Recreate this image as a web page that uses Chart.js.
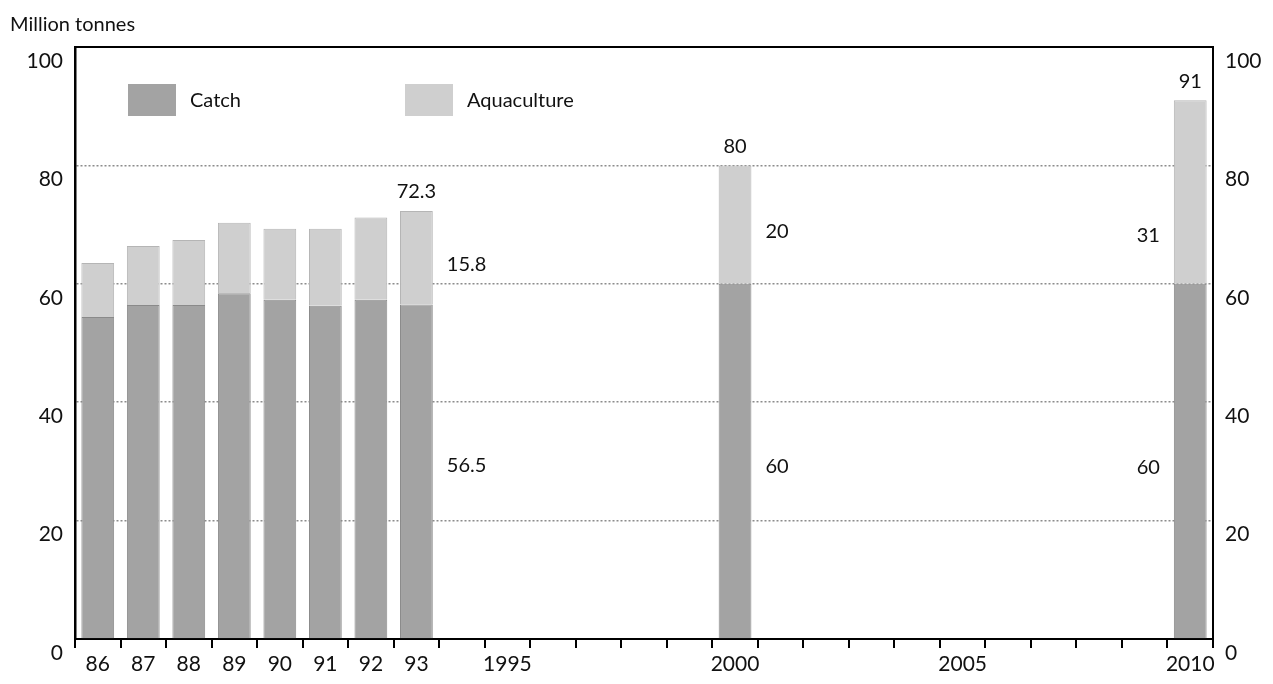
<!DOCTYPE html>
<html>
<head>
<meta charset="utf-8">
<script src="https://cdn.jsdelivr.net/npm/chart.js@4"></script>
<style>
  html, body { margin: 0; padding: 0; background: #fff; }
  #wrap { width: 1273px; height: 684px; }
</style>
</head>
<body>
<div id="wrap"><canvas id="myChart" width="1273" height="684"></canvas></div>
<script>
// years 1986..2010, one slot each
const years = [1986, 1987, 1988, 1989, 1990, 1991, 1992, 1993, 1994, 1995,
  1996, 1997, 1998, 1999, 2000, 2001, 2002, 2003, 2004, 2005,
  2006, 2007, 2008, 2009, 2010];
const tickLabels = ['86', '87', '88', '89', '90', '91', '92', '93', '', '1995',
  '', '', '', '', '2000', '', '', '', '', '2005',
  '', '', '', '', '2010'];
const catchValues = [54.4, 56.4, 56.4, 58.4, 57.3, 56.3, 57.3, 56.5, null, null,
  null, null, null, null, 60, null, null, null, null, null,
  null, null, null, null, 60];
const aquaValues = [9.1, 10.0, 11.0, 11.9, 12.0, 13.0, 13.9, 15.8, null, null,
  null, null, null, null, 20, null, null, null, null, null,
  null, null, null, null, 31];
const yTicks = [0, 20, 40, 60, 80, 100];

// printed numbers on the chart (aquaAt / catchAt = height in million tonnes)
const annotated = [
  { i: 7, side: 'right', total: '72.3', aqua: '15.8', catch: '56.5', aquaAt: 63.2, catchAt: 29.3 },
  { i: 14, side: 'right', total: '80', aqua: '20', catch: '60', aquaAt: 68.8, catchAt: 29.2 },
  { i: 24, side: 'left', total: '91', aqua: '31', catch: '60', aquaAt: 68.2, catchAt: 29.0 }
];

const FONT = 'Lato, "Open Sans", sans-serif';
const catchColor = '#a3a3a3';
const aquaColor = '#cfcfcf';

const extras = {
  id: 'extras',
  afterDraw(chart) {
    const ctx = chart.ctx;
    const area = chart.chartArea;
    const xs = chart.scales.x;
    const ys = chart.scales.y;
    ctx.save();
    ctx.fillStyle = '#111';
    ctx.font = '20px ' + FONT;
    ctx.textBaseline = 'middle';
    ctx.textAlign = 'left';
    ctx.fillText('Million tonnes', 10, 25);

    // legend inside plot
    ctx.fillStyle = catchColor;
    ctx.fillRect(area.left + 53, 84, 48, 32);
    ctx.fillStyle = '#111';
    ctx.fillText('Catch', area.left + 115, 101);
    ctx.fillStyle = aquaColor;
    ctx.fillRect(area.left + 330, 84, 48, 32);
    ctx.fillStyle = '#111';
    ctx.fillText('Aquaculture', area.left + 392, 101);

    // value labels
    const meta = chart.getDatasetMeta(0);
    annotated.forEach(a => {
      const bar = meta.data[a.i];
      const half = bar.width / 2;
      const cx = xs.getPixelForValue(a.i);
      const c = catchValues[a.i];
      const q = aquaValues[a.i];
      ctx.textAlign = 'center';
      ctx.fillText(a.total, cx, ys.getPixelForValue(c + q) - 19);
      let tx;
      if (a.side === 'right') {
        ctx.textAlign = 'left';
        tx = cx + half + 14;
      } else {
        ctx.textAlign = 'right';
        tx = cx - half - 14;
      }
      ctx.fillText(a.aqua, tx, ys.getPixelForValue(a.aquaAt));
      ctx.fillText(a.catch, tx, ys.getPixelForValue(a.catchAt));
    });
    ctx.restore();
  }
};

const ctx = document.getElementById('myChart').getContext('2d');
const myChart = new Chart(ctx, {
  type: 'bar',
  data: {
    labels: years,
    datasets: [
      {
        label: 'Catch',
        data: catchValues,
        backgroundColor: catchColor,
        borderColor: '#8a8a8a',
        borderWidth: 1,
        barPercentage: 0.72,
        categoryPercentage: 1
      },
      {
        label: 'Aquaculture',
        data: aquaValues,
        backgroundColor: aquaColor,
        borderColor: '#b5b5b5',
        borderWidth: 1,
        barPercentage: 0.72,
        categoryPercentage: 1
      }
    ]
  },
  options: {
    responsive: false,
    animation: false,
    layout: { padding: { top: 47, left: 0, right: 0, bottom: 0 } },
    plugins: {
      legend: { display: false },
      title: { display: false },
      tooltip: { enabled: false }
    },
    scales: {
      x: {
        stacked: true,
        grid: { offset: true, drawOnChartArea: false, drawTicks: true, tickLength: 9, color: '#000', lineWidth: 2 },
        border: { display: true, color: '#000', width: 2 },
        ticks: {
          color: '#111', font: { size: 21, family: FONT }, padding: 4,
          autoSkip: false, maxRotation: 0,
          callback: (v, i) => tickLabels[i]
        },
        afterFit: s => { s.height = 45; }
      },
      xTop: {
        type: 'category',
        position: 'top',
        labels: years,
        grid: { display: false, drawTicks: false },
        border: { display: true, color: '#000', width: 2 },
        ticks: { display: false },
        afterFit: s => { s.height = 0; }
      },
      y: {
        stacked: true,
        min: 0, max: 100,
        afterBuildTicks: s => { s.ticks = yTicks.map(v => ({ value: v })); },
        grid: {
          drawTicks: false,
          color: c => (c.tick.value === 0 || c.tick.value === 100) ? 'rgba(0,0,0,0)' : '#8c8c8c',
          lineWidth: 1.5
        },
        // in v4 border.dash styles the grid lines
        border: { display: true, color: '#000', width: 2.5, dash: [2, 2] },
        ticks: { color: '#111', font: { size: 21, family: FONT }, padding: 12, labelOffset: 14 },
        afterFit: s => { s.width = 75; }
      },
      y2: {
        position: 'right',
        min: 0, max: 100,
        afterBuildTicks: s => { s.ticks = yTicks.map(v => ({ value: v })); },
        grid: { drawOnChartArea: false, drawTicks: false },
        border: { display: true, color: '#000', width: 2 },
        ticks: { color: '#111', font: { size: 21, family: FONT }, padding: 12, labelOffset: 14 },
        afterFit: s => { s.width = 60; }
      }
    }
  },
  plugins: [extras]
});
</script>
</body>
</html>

************

Using the material above, set down every line exactly, but skip the pictures.

Recreate this image as a web page that uses Chart.js.
<!DOCTYPE html>
<html>
<head>
<meta charset="utf-8">
<script src="https://cdn.jsdelivr.net/npm/chart.js@4"></script>
<style>
  html, body { margin: 0; padding: 0; background: #fff; }
  #wrap { width: 1273px; height: 684px; }
</style>
</head>
<body>
<div id="wrap"><canvas id="myChart" width="1273" height="684"></canvas></div>
<script>
// years 1986..2010, one slot each
const years = [1986, 1987, 1988, 1989, 1990, 1991, 1992, 1993, 1994, 1995,
  1996, 1997, 1998, 1999, 2000, 2001, 2002, 2003, 2004, 2005,
  2006, 2007, 2008, 2009, 2010];
const tickLabels = ['86', '87', '88', '89', '90', '91', '92', '93', '', '1995',
  '', '', '', '', '2000', '', '', '', '', '2005',
  '', '', '', '', '2010'];
const catchValues = [54.4, 56.4, 56.4, 58.4, 57.3, 56.3, 57.3, 56.5, null, null,
  null, null, null, null, 60, null, null, null, null, null,
  null, null, null, null, 60];
const aquaValues = [9.1, 10.0, 11.0, 11.9, 12.0, 13.0, 13.9, 15.8, null, null,
  null, null, null, null, 20, null, null, null, null, null,
  null, null, null, null, 31];
const yTicks = [0, 20, 40, 60, 80, 100];

// printed numbers on the chart (aquaAt / catchAt = height in million tonnes)
const annotated = [
  { i: 7, side: 'right', total: '72.3', aqua: '15.8', catch: '56.5', aquaAt: 63.2, catchAt: 29.3 },
  { i: 14, side: 'right', total: '80', aqua: '20', catch: '60', aquaAt: 68.8, catchAt: 29.2 },
  { i: 24, side: 'left', total: '91', aqua: '31', catch: '60', aquaAt: 68.2, catchAt: 29.0 }
];

const FONT = 'Lato, "Open Sans", sans-serif';
const catchColor = '#a3a3a3';
const aquaColor = '#cfcfcf';

const extras = {
  id: 'extras',
  afterDraw(chart) {
    const ctx = chart.ctx;
    const area = chart.chartArea;
    const xs = chart.scales.x;
    const ys = chart.scales.y;
    ctx.save();
    ctx.fillStyle = '#111';
    ctx.font = '20px ' + FONT;
    ctx.textBaseline = 'middle';
    ctx.textAlign = 'left';
    ctx.fillText('Million tonnes', 10, 25);

    // legend inside plot
    ctx.fillStyle = catchColor;
    ctx.fillRect(area.left + 53, 84, 48, 32);
    ctx.fillStyle = '#111';
    ctx.fillText('Catch', area.left + 115, 101);
    ctx.fillStyle = aquaColor;
    ctx.fillRect(area.left + 330, 84, 48, 32);
    ctx.fillStyle = '#111';
    ctx.fillText('Aquaculture', area.left + 392, 101);

    // value labels
    const meta = chart.getDatasetMeta(0);
    annotated.forEach(a => {
      const bar = meta.data[a.i];
      const half = bar.width / 2;
      const cx = xs.getPixelForValue(a.i);
      const c = catchValues[a.i];
      const q = aquaValues[a.i];
      ctx.textAlign = 'center';
      ctx.fillText(a.total, cx, ys.getPixelForValue(c + q) - 19);
      let tx;
      if (a.side === 'right') {
        ctx.textAlign = 'left';
        tx = cx + half + 14;
      } else {
        ctx.textAlign = 'right';
        tx = cx - half - 14;
      }
      ctx.fillText(a.aqua, tx, ys.getPixelForValue(a.aquaAt));
      ctx.fillText(a.catch, tx, ys.getPixelForValue(a.catchAt));
    });
    ctx.restore();
  }
};

const ctx = document.getElementById('myChart').getContext('2d');
const myChart = new Chart(ctx, {
  type: 'bar',
  data: {
    labels: years,
    datasets: [
      {
        label: 'Catch',
        data: catchValues,
        backgroundColor: catchColor,
        borderColor: '#8a8a8a',
        borderWidth: 1,
        barPercentage: 0.72,
        categoryPercentage: 1
      },
      {
        label: 'Aquaculture',
        data: aquaValues,
        backgroundColor: aquaColor,
        borderColor: '#b5b5b5',
        borderWidth: 1,
        barPercentage: 0.72,
        categoryPercentage: 1
      }
    ]
  },
  options: {
    responsive: false,
    animation: false,
    layout: { padding: { top: 47, left: 0, right: 0, bottom: 0 } },
    plugins: {
      legend: { display: false },
      title: { display: false },
      tooltip: { enabled: false }
    },
    scales: {
      x: {
        stacked: true,
        grid: { offset: true, drawOnChartArea: false, drawTicks: true, tickLength: 9, color: '#000', lineWidth: 2 },
        border: { display: true, color: '#000', width: 2 },
        ticks: {
          color: '#111', font: { size: 21, family: FONT }, padding: 4,
          autoSkip: false, maxRotation: 0,
          callback: (v, i) => tickLabels[i]
        },
        afterFit: s => { s.height = 45; }
      },
      xTop: {
        type: 'category',
        position: 'top',
        labels: years,
        grid: { display: false, drawTicks: false },
        border: { display: true, color: '#000', width: 2 },
        ticks: { display: false },
        afterFit: s => { s.height = 0; }
      },
      y: {
        stacked: true,
        min: 0, max: 100,
        afterBuildTicks: s => { s.ticks = yTicks.map(v => ({ value: v })); },
        grid: {
          drawTicks: false,
          color: c => (c.tick.value === 0 || c.tick.value === 100) ? 'rgba(0,0,0,0)' : '#8c8c8c',
          lineWidth: 1.5
        },
        // in v4 border.dash styles the grid lines
        border: { display: true, color: '#000', width: 2.5, dash: [2, 2] },
        ticks: { color: '#111', font: { size: 21, family: FONT }, padding: 12, labelOffset: 14 },
        afterFit: s => { s.width = 75; }
      },
      y2: {
        position: 'right',
        min: 0, max: 100,
        afterBuildTicks: s => { s.ticks = yTicks.map(v => ({ value: v })); },
        grid: { drawOnChartArea: false, drawTicks: false },
        border: { display: true, color: '#000', width: 2 },
        ticks: { color: '#111', font: { size: 21, family: FONT }, padding: 12, labelOffset: 14 },
        afterFit: s => { s.width = 60; }
      }
    }
  },
  plugins: [extras]
});
</script>
</body>
</html>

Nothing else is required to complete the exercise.